Since the birth of the internet, the cell phone, and the computer, we’ve seen new elements of language emerge, including GIFs, emojis, online video, voice commands, haptic responses, chatbots and dozens of other forms of communication.
SOFTWARE IS EATING OUR WORDS:
By 2022 there will be more than 6 billion digitally connected citizens, 10 billion connected devices, millions of autonomous chatbots, trillions of sensors and networks so fast that communication will happen faster than humans can process a single thought.
Communication is defined as the imparting or exchanging of information or news and language is a system of communication and so whether we are communicating verbally in writing or using photos and videos, in the future our words will be mediated and modified by technology.
And so as software advances and as the proliferation of technology impacts more people on the planet we believe one of the most important questions to ask is what will this mean for the future of language and human communication?
5 EMERGING TRENDS:
To understand this at a more macro level, here are five social media trends that help us understand the importance of this question:
- Video viewership is exploding, with Snapchat, Instagram and Facebook Live leading the way. Video formats are also changing and so as a medium expect some huge shifts in form and function.

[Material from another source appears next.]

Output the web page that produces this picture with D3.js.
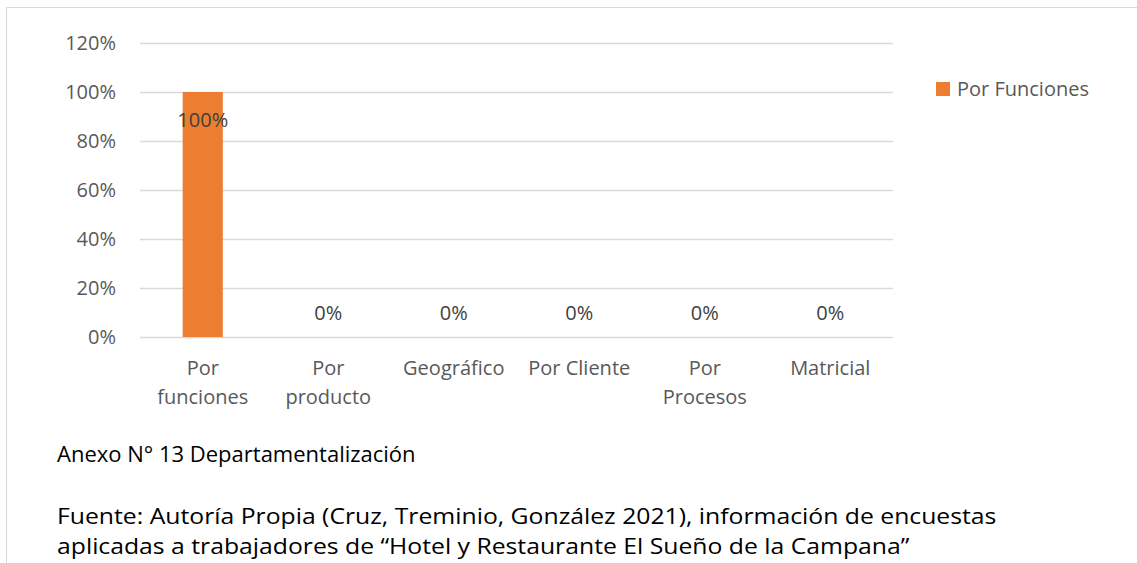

- Messaging is dominated by Facebook and WeChat, it’s growing rapidly, and evolving from simple text communication to become our new home screen with options for vivid self-expression and commerce.
- Rise of voice interfaces because they’re fast, easy, personalized, hands-free, and cheap, with Google on Android now seeing 20% of searches from voice, and Amazon Echo sales growing as iPhone sales slow
- Rise of machine assisted communications, including Facebook’s Messenger app and new API for developers. Includes chat based commerce, customer support and mobile payments. In 2017 we might see the first friend-bots where people become attached the bots they interact with each day.
- New layers of immersion and new fields of reality never experienced before via AR and VR, which impacts how we communicate, how we play games, watch films and interact with doctors, teachers and how we travel the world.
NEW ELEMENTS OF LANGUAGE:
With each of these advances we’re seeing “new elements of language” emerge:
- GIFs
- emojis
- online video
- voice commands
- geo filters
- haptic responses
- chatbots
These elements are helping us express and communicate in ways we’ve never been able to before. Today we can react to something on Facebook with an emoji, interact with chatbots as if we were having a conversation with a customer service agent. We can delegate the arduous back and forth of setting up a meeting via email to a human-assisted a.i and we can order an Uber or change a song on Spotify by giving verbal commands to a box in our living room.
As elements of language evolve and morph into something new, we inevitably become more reliant on the technology that enables them. It is this reliance which will have the greatest impact on how we function as humans day-to-day, which, in the context of what this means for business, raises an important question: will businesses and organizations connect with customers and community members more effectively if humans were taken out of the equation?